If the internal resistance and the resistance of supply cables is low enough, compared with the Load Resistance, then the only problem with a non unity PF is the excess volts.
 
  • #29
You just have to believe that Reactances cannot dissipate Power so wasted power has to go into the source resistance.

Wasted power implies that the actual output would be less than the expected average output, whereas an ideal reactance should have 0 resistance and effectively should increase the power output. In terms of sound amplification from a listeners perspective, reactance should make it sound louder.
 
  • #30
Wee-Lamm said:
You just have to believe that Reactances cannot dissipate Power so wasted power has to go into the source resistance.

Wasted power implies that the actual output would be less than the expected average output, whereas an ideal reactance should have 0 resistance and effectively should increase the power output. In terms of sound amplification from a listeners perspective, reactance should make it sound louder.

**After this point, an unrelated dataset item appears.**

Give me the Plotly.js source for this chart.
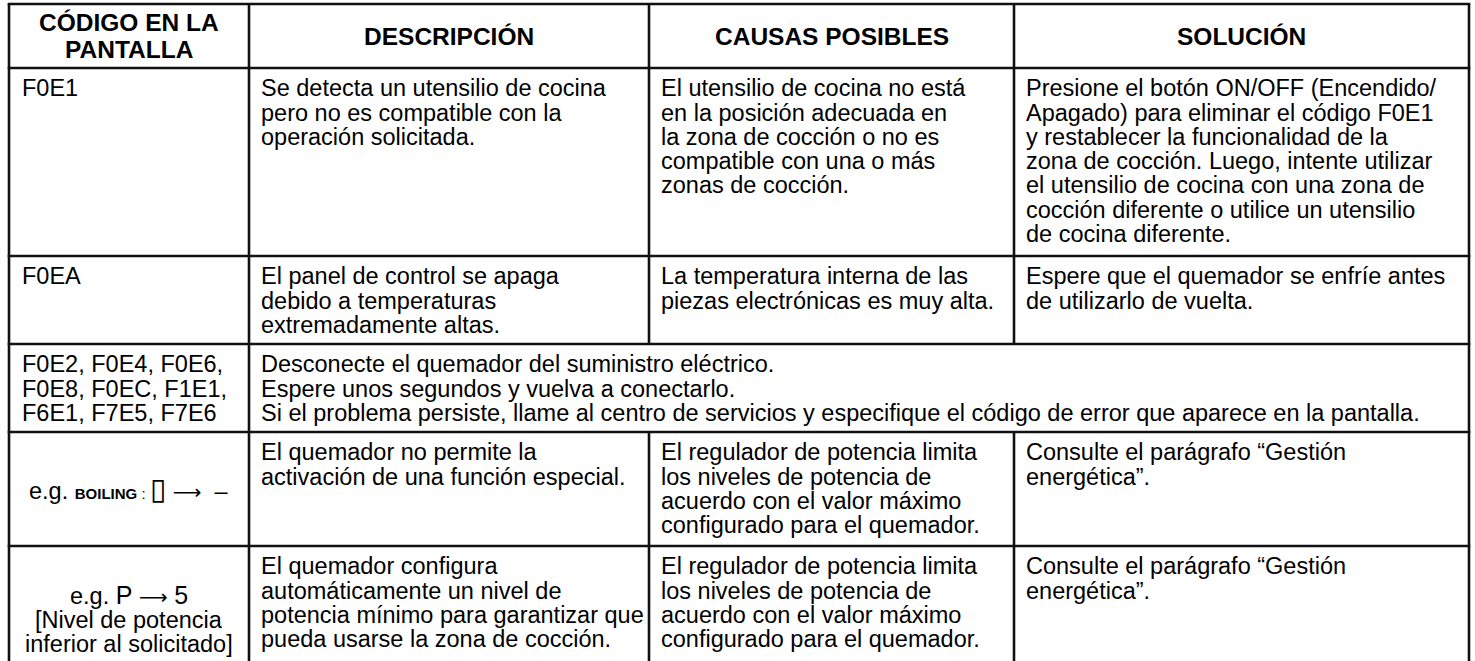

You have to be careful to specify the exact situation you are describing. You have to be making the right comparison between systems. There will always be wasted power in supply cables etc. That can reduced by reducing the quadrature current flowing through them (that what PF correction is for). . The presence of extra reactances will also alter the power delivered to the load but the consumer pays for what's used - so it's 'fair'.
Your example of audio amplification is the same. An amplifier with zero output impedance (ideal but not far from what you can achieve) will deliver more power to a speaker if there is correct tuning out of reactive elements in the speaker (same for a transmitting antenna).